His novel Paradise, told the story of a boy growing up in Tanzania in the early 20th Century and was nominated for the Booker Prize, marking his breakthrough as a novelist.
“Abdulrazak Gurnah’s dedication to truth and his aversion to simplification are striking,” the Nobel Committee for Literature said in a statement.
“His novels recoil from stereotypical descriptions and open our gaze to a culturally diversified East Africa unfamiliar to many in other parts of the world.”
“[His] characters find themselves in a hiatus between cultures and continents, between a life that was and a life emerging; it is an insecure state that can never be resolved.”
Muslims and Nobel Prize
Gurnah is the first black African author to win the Nobel prize in literature since Nigerian Wole Soyinka received the award in 1986.
But as a Muslim, he is not the first one to get the prestigious award.

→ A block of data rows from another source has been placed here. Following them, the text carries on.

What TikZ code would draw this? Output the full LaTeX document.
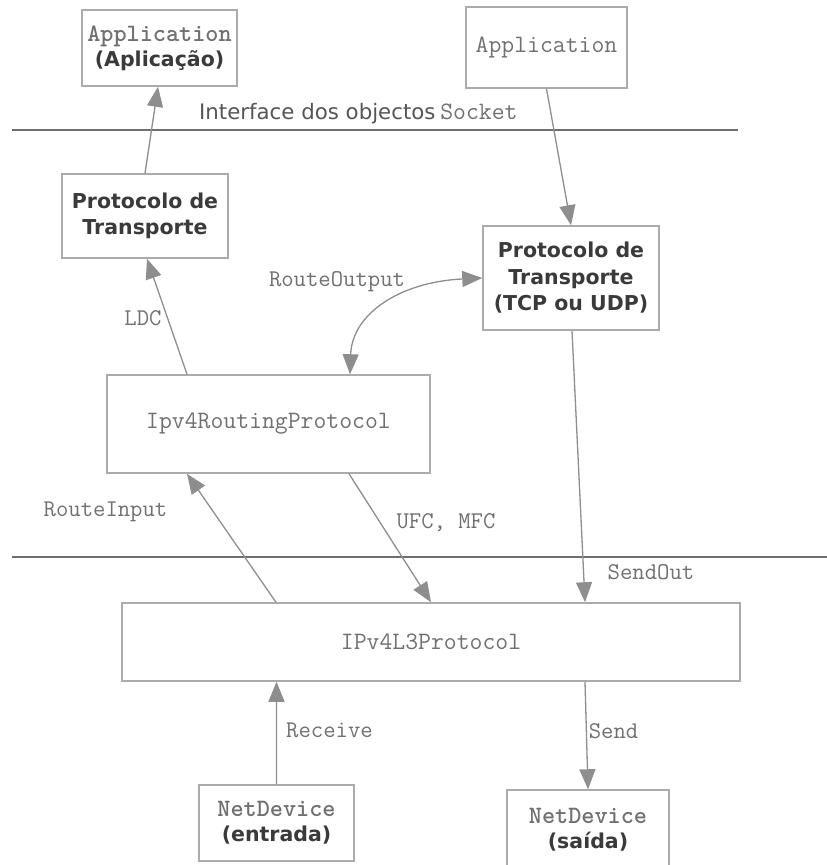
\documentclass[tikz,border=0pt]{standalone}
\usepackage{fontspec}
\usetikzlibrary{arrows.meta,calc}
\newfontfamily\dvsans{DejaVu Sans}
\definecolor{boxc}{HTML}{ABABAB}
\definecolor{linec}{HTML}{8E8E8E}
\definecolor{sepc}{HTML}{6E6E6E}
\definecolor{monoc}{HTML}{707070}
\definecolor{boldc}{HTML}{3A3A3A}
\definecolor{sansc}{HTML}{555555}
\newcommand\mfont{\ttfamily\fontsize{25bp}{25bp}\selectfont\color{monoc}}
\newcommand\bfont{\dvsans\bfseries\fontsize{20.5bp}{25bp}\selectfont\color{boldc}}
\newcommand\bfontb{\dvsans\bfseries\fontsize{20.5bp}{26.5bp}\selectfont\color{boldc}}
\tikzset{
  box/.style={draw=boxc, line width=1.5bp, rectangle, inner sep=0pt, align=center, fill=white},
  lbl/.style={inner sep=0pt, text=monoc, font=\ttfamily\fontsize{24bp}{24bp}\selectfont},
  arr/.style={draw=linec, line width=1.3bp, -{Triangle[length=20bp,width=16bp]}},
  darr/.style={draw=linec, line width=1.3bp, {Triangle[length=20bp,width=16bp]}-{Triangle[length=20bp,width=16bp]}},
  sepline/.style={draw=sepc, line width=1.5bp}
}
\begin{document}
\begin{tikzpicture}[x=1bp,y=-1bp]
\useasboundingbox (0,0) rectangle (827,865);
% separator lines
\coordinate (s1a) at (12,130);
\coordinate (s1b) at (738,130);
\coordinate (s2a) at (12,557);
\coordinate (s2b) at (827,557);
\draw[sepline] (s1a) -- (s1b);
\draw[sepline] (s2a) -- (s2b);
% boxes
\node[box, font=\bfont, minimum width=155bp, minimum height=76bp] (app1) at (159.5,48) {{\mfont Application}\\(Aplicação)};
\node[box, font=\mfont, minimum width=161bp, minimum height=81bp] (app2) at (546.5,47.5) {Application};
\node[box, font=\bfontb, minimum width=166bp, minimum height=84bp] (tl) at (145,216) {Protocolo de\\Transporte};
\node[box, font=\bfontb, minimum width=176bp, minimum height=104bp] (trr) at (571,278) {Protocolo de\\Transporte\\(TCP ou UDP)};
\node[box, font=\mfont, minimum width=323bp, minimum height=98bp] (rt) at (268.5,424) {Ipv4RoutingProtocol};
\node[box, font=\mfont, minimum width=618bp, minimum height=78bp] (l3) at (431,642) {IPv4L3Protocol};
\node[box, font=\bfont, minimum width=155bp, minimum height=76bp] (ent) at (276.5,823) {{\mfont NetDevice}\\(entrada)};
\node[box, font=\bfont, minimum width=162bp, minimum height=80bp] (sai) at (588,830) {{\mfont NetDevice}\\(saída)};
% labels
\node[inner sep=0pt, anchor=west, font=\dvsans\fontsize{21.3bp}{21.3bp}\selectfont, text=sansc] (iface) at (199,114) {Interface dos objectos\hspace{-2bp} {\ttfamily\fontsize{25bp}{25bp}\selectfont\color{monoc}Socket}};
\node[lbl] (lro) at (337,282) {RouteOutput};
\node[lbl] (lldc) at (143,318) {LDC};
\node[lbl] (lri) at (105.5,512) {RouteInput};
\node[lbl] (lufc) at (446,523) {UFC, MFC};
\node[lbl] (lso) at (651,572) {SendOut};
\node[lbl] (lrc) at (329.5,730) {Receive};
\node[lbl] (lsd) at (613.5,731) {Send};
% connectors
\draw[arr] (tl.north) -- ([xshift=-1.5bp]app1.south);
\draw[arr] ([xshift=-81.5bp]rt.north) -- ([xshift=2bp]tl.south);
\draw[arr] (app2.south) -- (trr.north);
\draw[darr] ([xshift=81.5bp]rt.north) .. controls +(2,-60) and +(-83,4) .. (trr.west);
\draw[arr] ([xshift=1bp]trr.south) -- ([xshift=154bp]l3.north);
\draw[arr] ([xshift=80.5bp]rt.south) -- (l3.north);
\draw[arr] ([xshift=-155bp]l3.north) -- ([xshift=-81.5bp]rt.south);
\draw[arr] (ent.north) -- ([xshift=-154.5bp]l3.south);
\draw[arr] ([xshift=154bp]l3.south) -- (sai.north);
\end{tikzpicture}
\end{document}
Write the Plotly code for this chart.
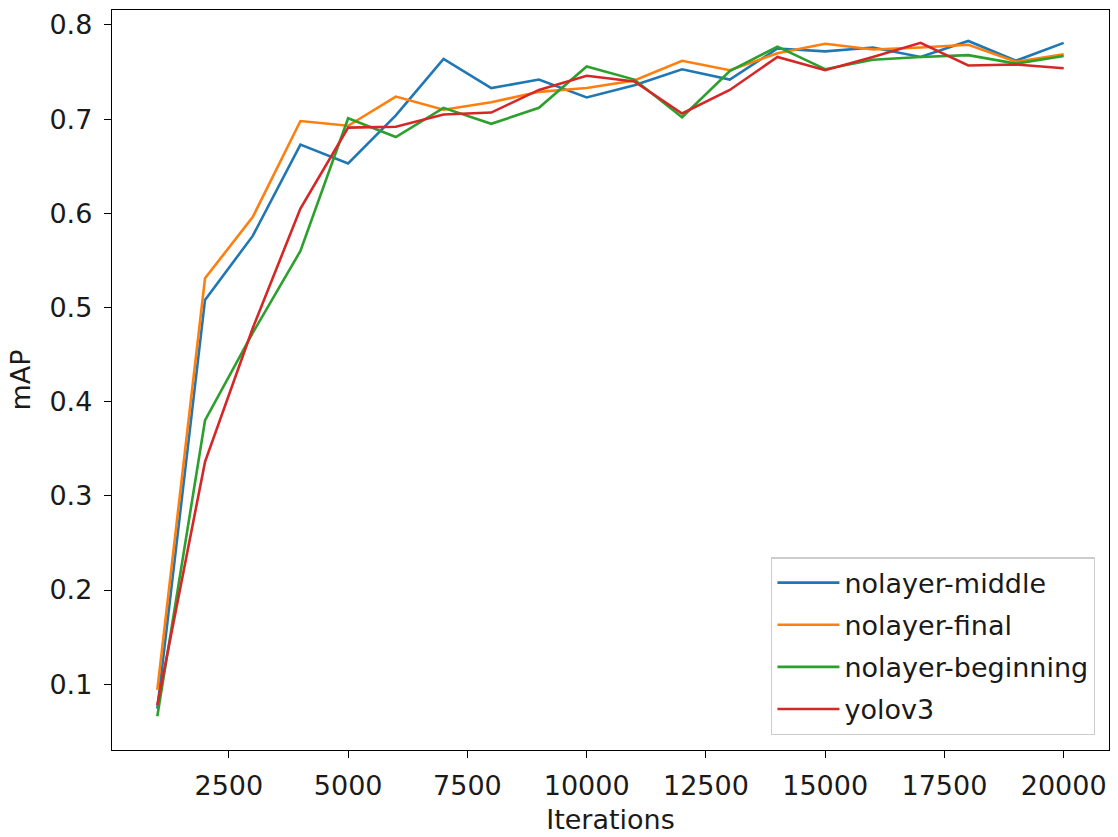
import plotly.graph_objects as go

iterations = [1000, 2000, 3000, 4000, 5000, 6000, 7000, 8000, 9000, 10000,
              11000, 12000, 13000, 14000, 15000, 16000, 17000, 18000, 19000, 20000]

nolayer_middle = [0.074, 0.508, 0.576, 0.673, 0.653, 0.704, 0.764, 0.733, 0.742, 0.723,
                  0.736, 0.753, 0.742, 0.775, 0.772, 0.776, 0.766, 0.783, 0.762, 0.781]
nolayer_final = [0.094, 0.531, 0.596, 0.698, 0.693, 0.724, 0.710, 0.718, 0.729, 0.733,
                 0.741, 0.762, 0.752, 0.770, 0.780, 0.774, 0.776, 0.779, 0.761, 0.769]
nolayer_beginning = [0.066, 0.380, 0.473, 0.560, 0.701, 0.681, 0.712, 0.695, 0.712, 0.756,
                     0.742, 0.702, 0.751, 0.777, 0.753, 0.763, 0.766, 0.768, 0.759, 0.767]
yolov3 = [0.078, 0.336, 0.478, 0.605, 0.691, 0.692, 0.705, 0.707, 0.731, 0.746,
          0.740, 0.706, 0.731, 0.766, 0.752, 0.766, 0.781, 0.757, 0.758, 0.754]

series = [
    ("nolayer-middle", nolayer_middle, "#1f77b4"),
    ("nolayer-final", nolayer_final, "#ff7f0e"),
    ("nolayer-beginning", nolayer_beginning, "#2ca02c"),
    ("yolov3", yolov3, "#d62728"),
]

x_ticks = [2500, 5000, 7500, 10000, 12500, 15000, 17500, 20000]
y_ticks = [0.1, 0.2, 0.3, 0.4, 0.5, 0.6, 0.7, 0.8]

fig = go.Figure()
for name, vals, col in series:
    fig.add_trace(go.Scatter(x=iterations, y=vals, mode="lines", name=name,
                             legendgroup=name,
                             line=dict(color=col, width=2.6)))

font = dict(family="DejaVu Sans", size=27, color="#1a1a1a")
axis_common = dict(showline=True, linecolor="black", linewidth=1.4, mirror=True,
                   ticks="outside", ticklen=7, tickwidth=1.4, tickcolor="black",
                   showgrid=False, zeroline=False, tickfont=font)

fig.update_layout(
    width=1118, height=837,
    margin=dict(l=112, r=8, t=10, b=85),
    plot_bgcolor="white", paper_bgcolor="white",
    font=font,
    xaxis=dict(range=[50, 20950], tickvals=x_ticks,
               ticktext=[str(v) for v in x_ticks],
               ticklabelstandoff=4,
               title=dict(text="Iterations", font=font, standoff=10),
               **axis_common),
    yaxis=dict(range=[0.0301, 0.8159], tickvals=y_ticks,
               ticktext=[f"{v:.1f}" for v in y_ticks],
               ticklabelstandoff=6,
               title=dict(text="mAP", font=font, standoff=10),
               **axis_common),
    legend=dict(x=0.986, y=0.02, xanchor="right", yanchor="bottom",
                bgcolor="rgba(255,255,255,0.8)", bordercolor="#cccccc", borderwidth=1.4,
                font=font, tracegroupgap=4, itemwidth=62),
    showlegend=True,
)

fig.write_html("out.html")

In 1988, Egyptian writer Naguib Mahfouz got the award for his contributions to the Arabic literature.
Turkish author Orhan Pamuk also received the award in 2006.
In chemistry, two Muslims also received the Nobel prize award, i.e. Egyptian-American Ahmed Zewail in 1999 and Turkish-American Aziz Sancar in 2015.
In physics, Pakistani scientist Mohammad Abdus Salam also got the award in 1979.